- Required work: Retype word for word the first line of the listing and each line after it up to the line with "return scenarios.map((x, i)", with the pictures taken out.

───── Dataset excerpt

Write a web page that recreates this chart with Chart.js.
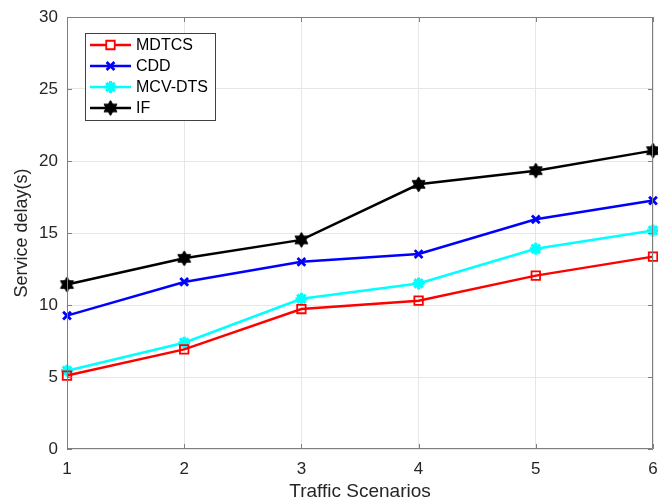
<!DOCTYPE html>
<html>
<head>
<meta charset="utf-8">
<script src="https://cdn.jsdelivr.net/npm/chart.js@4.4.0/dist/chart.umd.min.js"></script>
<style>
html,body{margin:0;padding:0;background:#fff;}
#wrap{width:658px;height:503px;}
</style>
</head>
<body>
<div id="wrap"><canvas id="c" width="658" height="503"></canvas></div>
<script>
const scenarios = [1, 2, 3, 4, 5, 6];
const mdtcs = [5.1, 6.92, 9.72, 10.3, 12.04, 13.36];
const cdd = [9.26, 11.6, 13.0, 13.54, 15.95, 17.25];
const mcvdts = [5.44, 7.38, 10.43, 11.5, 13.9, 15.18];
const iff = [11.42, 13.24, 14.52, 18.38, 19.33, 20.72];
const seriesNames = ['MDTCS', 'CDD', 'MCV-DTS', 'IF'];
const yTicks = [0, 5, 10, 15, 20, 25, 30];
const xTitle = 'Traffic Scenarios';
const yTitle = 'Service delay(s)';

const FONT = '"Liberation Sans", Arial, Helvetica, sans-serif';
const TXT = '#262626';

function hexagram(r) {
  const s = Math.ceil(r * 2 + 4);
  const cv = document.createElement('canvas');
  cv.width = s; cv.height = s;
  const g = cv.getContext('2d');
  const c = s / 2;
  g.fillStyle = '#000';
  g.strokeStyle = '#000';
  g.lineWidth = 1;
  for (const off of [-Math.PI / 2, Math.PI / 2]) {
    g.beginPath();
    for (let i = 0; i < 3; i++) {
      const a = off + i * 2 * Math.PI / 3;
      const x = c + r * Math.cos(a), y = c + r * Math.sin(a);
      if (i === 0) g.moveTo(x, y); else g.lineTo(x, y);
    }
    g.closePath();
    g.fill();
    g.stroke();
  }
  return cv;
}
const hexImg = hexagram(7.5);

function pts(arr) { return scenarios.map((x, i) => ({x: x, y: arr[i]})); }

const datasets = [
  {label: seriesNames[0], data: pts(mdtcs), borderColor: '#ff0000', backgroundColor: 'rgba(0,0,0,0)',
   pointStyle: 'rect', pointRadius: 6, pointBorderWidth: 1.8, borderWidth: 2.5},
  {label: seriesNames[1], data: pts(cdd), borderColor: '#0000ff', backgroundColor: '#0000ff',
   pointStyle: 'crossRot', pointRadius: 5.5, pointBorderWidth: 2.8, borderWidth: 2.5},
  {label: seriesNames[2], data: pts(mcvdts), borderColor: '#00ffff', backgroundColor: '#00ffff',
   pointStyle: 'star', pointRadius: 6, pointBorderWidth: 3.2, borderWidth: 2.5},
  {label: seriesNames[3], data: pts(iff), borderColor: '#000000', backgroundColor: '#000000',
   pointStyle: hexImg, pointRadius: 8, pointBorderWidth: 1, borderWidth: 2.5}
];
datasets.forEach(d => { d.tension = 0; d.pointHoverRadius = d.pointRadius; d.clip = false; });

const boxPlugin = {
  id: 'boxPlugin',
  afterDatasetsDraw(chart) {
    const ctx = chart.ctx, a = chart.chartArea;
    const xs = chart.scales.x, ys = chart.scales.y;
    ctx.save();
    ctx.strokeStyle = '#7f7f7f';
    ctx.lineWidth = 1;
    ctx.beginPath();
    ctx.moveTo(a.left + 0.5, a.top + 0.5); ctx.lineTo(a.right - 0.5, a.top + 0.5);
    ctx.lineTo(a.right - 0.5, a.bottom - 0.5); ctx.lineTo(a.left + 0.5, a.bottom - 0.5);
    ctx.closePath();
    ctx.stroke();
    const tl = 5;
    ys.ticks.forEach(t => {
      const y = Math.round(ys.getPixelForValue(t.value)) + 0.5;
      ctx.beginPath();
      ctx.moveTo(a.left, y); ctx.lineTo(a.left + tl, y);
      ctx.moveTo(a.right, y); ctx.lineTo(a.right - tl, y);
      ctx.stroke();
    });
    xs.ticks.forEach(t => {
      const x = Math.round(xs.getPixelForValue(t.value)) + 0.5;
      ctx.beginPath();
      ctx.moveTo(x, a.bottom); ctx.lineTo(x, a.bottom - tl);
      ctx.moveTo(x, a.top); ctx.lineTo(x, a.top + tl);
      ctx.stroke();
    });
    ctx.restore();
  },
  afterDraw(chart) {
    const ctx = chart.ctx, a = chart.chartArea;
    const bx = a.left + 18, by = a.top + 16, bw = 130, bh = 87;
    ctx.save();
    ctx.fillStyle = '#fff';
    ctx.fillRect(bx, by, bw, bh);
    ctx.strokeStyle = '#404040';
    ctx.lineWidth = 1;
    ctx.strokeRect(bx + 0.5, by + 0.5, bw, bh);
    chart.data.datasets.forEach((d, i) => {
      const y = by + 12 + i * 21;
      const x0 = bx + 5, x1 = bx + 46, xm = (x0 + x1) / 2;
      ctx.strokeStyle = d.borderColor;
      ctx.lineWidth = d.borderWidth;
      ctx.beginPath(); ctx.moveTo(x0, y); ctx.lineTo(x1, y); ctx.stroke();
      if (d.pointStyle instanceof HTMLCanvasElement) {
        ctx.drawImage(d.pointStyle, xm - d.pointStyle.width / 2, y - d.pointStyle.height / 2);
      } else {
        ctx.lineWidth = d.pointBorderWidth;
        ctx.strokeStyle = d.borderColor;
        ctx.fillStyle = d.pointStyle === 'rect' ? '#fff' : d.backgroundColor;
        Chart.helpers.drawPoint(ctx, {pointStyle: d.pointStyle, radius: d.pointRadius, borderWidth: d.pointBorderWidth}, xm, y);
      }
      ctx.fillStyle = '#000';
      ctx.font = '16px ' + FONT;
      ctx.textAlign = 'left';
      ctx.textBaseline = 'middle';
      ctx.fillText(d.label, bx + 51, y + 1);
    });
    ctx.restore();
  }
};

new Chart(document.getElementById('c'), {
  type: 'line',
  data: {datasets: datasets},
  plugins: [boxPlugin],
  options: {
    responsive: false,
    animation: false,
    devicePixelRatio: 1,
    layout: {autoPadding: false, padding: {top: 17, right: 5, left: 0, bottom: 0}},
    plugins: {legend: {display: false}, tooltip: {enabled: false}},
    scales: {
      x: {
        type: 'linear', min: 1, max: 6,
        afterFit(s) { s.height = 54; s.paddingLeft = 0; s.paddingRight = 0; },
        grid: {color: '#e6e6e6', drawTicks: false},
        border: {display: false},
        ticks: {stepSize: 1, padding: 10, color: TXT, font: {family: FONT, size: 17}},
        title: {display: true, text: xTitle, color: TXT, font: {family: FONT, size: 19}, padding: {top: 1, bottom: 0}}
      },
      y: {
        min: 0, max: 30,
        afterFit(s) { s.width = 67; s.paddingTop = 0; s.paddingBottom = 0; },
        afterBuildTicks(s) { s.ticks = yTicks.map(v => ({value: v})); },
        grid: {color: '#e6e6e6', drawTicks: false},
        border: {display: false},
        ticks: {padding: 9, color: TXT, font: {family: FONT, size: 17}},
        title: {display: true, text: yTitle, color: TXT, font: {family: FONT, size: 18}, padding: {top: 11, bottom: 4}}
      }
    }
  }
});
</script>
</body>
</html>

──────────

- Final answer:
Write a web page that recreates this chart with Chart.js.
<!DOCTYPE html>
<html>
<head>
<meta charset="utf-8">
<script src="https://cdn.jsdelivr.net/npm/chart.js@4.4.0/dist/chart.umd.min.js"></script>
<style>
html,body{margin:0;padding:0;background:#fff;}
#wrap{width:658px;height:503px;}
</style>
</head>
<body>
<div id="wrap"><canvas id="c" width="658" height="503"></canvas></div>
<script>
const scenarios = [1, 2, 3, 4, 5, 6];
const mdtcs = [5.1, 6.92, 9.72, 10.3, 12.04, 13.36];
const cdd = [9.26, 11.6, 13.0, 13.54, 15.95, 17.25];
const mcvdts = [5.44, 7.38, 10.43, 11.5, 13.9, 15.18];
const iff = [11.42, 13.24, 14.52, 18.38, 19.33, 20.72];
const seriesNames = ['MDTCS', 'CDD', 'MCV-DTS', 'IF'];
const yTicks = [0, 5, 10, 15, 20, 25, 30];
const xTitle = 'Traffic Scenarios';
const yTitle = 'Service delay(s)';

const FONT = '"Liberation Sans", Arial, Helvetica, sans-serif';
const TXT = '#262626';

function hexagram(r) {
  const s = Math.ceil(r * 2 + 4);
  const cv = document.createElement('canvas');
  cv.width = s; cv.height = s;
  const g = cv.getContext('2d');
  const c = s / 2;
  g.fillStyle = '#000';
  g.strokeStyle = '#000';
  g.lineWidth = 1;
  for (const off of [-Math.PI / 2, Math.PI / 2]) {
    g.beginPath();
    for (let i = 0; i < 3; i++) {
      const a = off + i * 2 * Math.PI / 3;
      const x = c + r * Math.cos(a), y = c + r * Math.sin(a);
      if (i === 0) g.moveTo(x, y); else g.lineTo(x, y);
    }
    g.closePath();
    g.fill();
    g.stroke();
  }
  return cv;
}
const hexImg = hexagram(7.5);

function pts(arr) { return scenarios.map((x, i) => ({x: x, y: arr[i]})); }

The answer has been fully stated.